Jabatan ketua dalam organisai internal kampus pada mulanya dicalonkan oleh partai tertentu yang diperjuangkan oleh organisasi eksternal yang banyak menghimpun masa. Setelah organisasi eksternal kampus tersebut berhasil memperoleh suara terbanyak untuk kader yang dicalonkan, maka kader terpilih berada pada satu komando organisasi yang berjasa menjadi perantara.
 Aktivis sebagai politisi, tidak akan melupakan sejarah. Apabila mendapatkan jabatan dalam organisasi tidak melupakan teman seperjuangannya untuk sama-sama menjadi ujung tombak mensukseskan organisasi yang dipimpinnya. Semisal dalam lingkup Senat Mahasiswa Fakultas (SEMA), maka para pemain catur politik mendapatkan jatah sebagai ketua di masing-masing post organisasi. Ada yang didistribusikan sebagai ketua di masing-masing HMJ atau ketua di masing-masing UKM. Fenomena distribusi kepemimpinan ini merupakan kode mahasiswa idealis bahwa “ikut organisasi kalau tidak jadi ketua itu rugi”.
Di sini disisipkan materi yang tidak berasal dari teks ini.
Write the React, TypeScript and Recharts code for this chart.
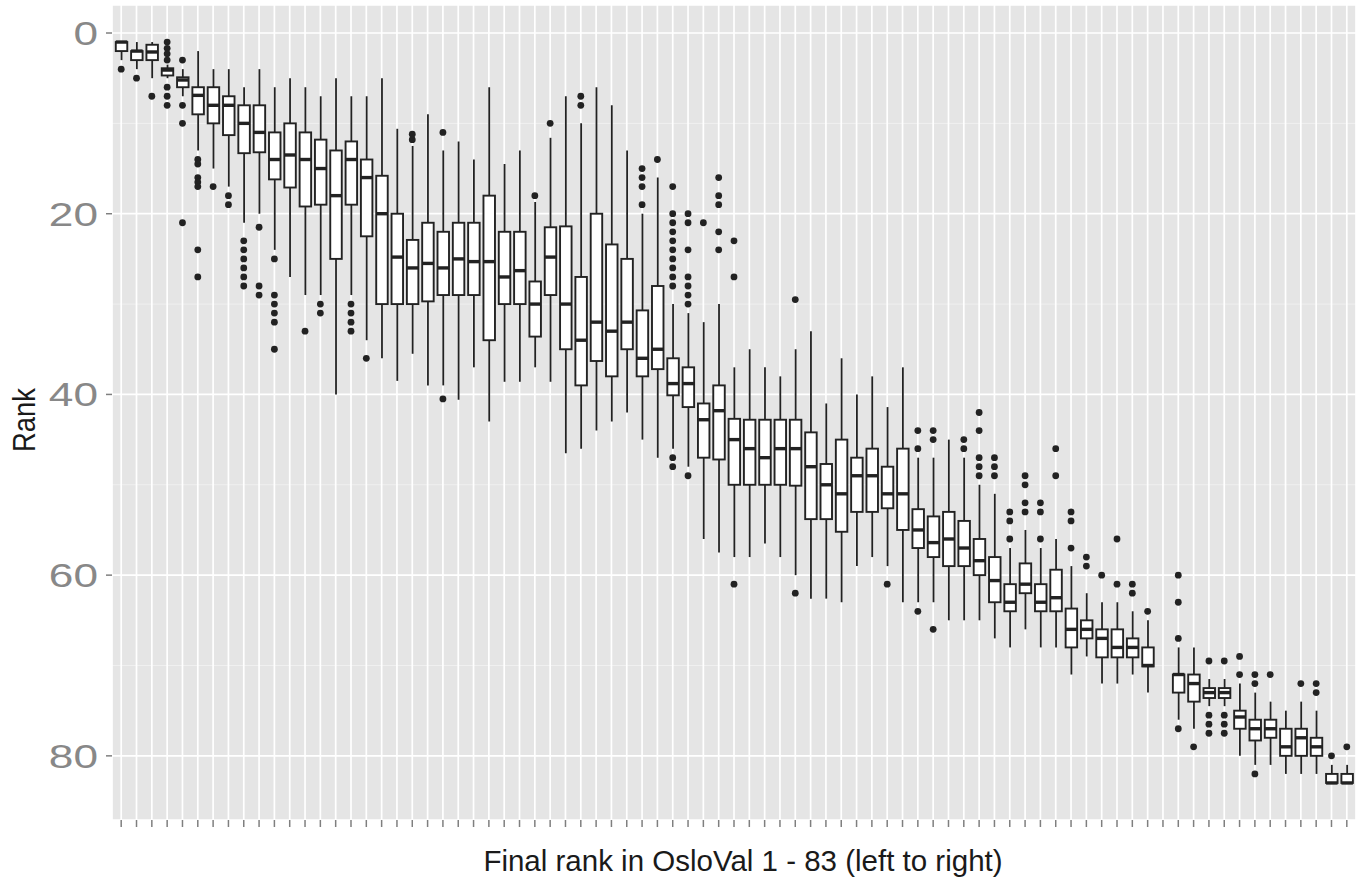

            Para aktivis secara laten merupakan komunitas dalam organisasi mereka. Mereka menganggap bahwa organisasi ibarat bangunan yang ditegakkan oleh pilar-pilar. Sedangkan pilar-pilar tersebut mampu memberikan jawaban atas kebutuhan masa. Sihingga ibarat medan wacana, ada yang dipusatkan yaitu para aktivis dan ada yang dipinggirkan yaitu masa, baik memiliki peran dominan dalam bidang tertentu maupun hanya pelengkap saat demo dan acara.
            Sifat tidak kenal putus asa dan totalitas aktivis sebagai politisi, terbukti ketika momen politik digelar. Mereka terlibat aktif menjadi tim sukses, tim perumus pemenangan, meloby kiri-kanan, ikut dalam penggalangan kampanye dan seterusnya dapat mengasah naluri politik para aktivis. Ketajaman analisa diarahkan kepada pencapaian kepentingan. Bahkan, memandang semua sebagai lawan, kecuali yang memiliki kepentingan sama. Tuduhan “pengkhianat” sangat mudah terlontar meskipun terkadang tuduhan itu tak berdasar. Hiruk pikuk politik membuat mereka semakin tertantang.
            Lain dari pada itu, politik kampus yang sangat mendewakan kekuasaan nyaris mengabaikan nilai demokrasi. Seperti halnya yang terjadi dalam pemilu raya presiden DEMA atau gubernur SEMA yang ada dalam kuasa organisasi tertentu dan terwariskan dari satu priode ke priode selanjutnya. Semacam ada doktrin politik atau bahkan rekayasa politik dari organisasi yang berkuasa. Hal ini menunjukkan adanya jalan pikiran bahwa kekuasaan adalah segala-galanya dan ini perlu dirubah.
            Gerakan kaum muda yang ada di lini kampus perlu memperhatikan kejujuran sebagai esensi politik, karena bahasa mahasiswa adalah bahasa tanpa kebohongan yang merupakan cermin dari kebenaran. Keputusan politik yang didasarkan pada masukan (input) yang salah pastilah akan membawa dampak buruk di masa depan. Keputusan itu disamping distorsi dan disfungsional, pastilah akan membawa akibat  yang tidak produktif.
            Apabila aktivis kampus tidak bisa mengedepankan kejujuran dan belajar bermain cantik dalam percaturan politik kampus, maka akan sulit membangun komunikasi dan budaya politik yang sehat. Sehingga kesulitan itu berakibat pada rapuhnya peran aktivis dalam menjembatani aspirasi mahasiswa atau masyarakat secara umum kepada penguasa yang mencengkram mereka.
            Aktivis dalam berpolitik tidak dapat terlepas dari norma yang telah berlaku di dalam kampus, nilai  dan etika yang telah disepakati. Dengan nilai aktivis bisa memilih apakah sesuatu itu layak dipikirkan dan diperjuangkan. Dengan norma aktivis mengetahui kode etik sebagai mahasiswa. Dan dengan etika aktivis mengetahui bagaimana menyampaikan maksud, dukungan dan tuntutan. Demikian pula dengan etika, aktivis mengatur kepantasan dalam mencapai tujuan.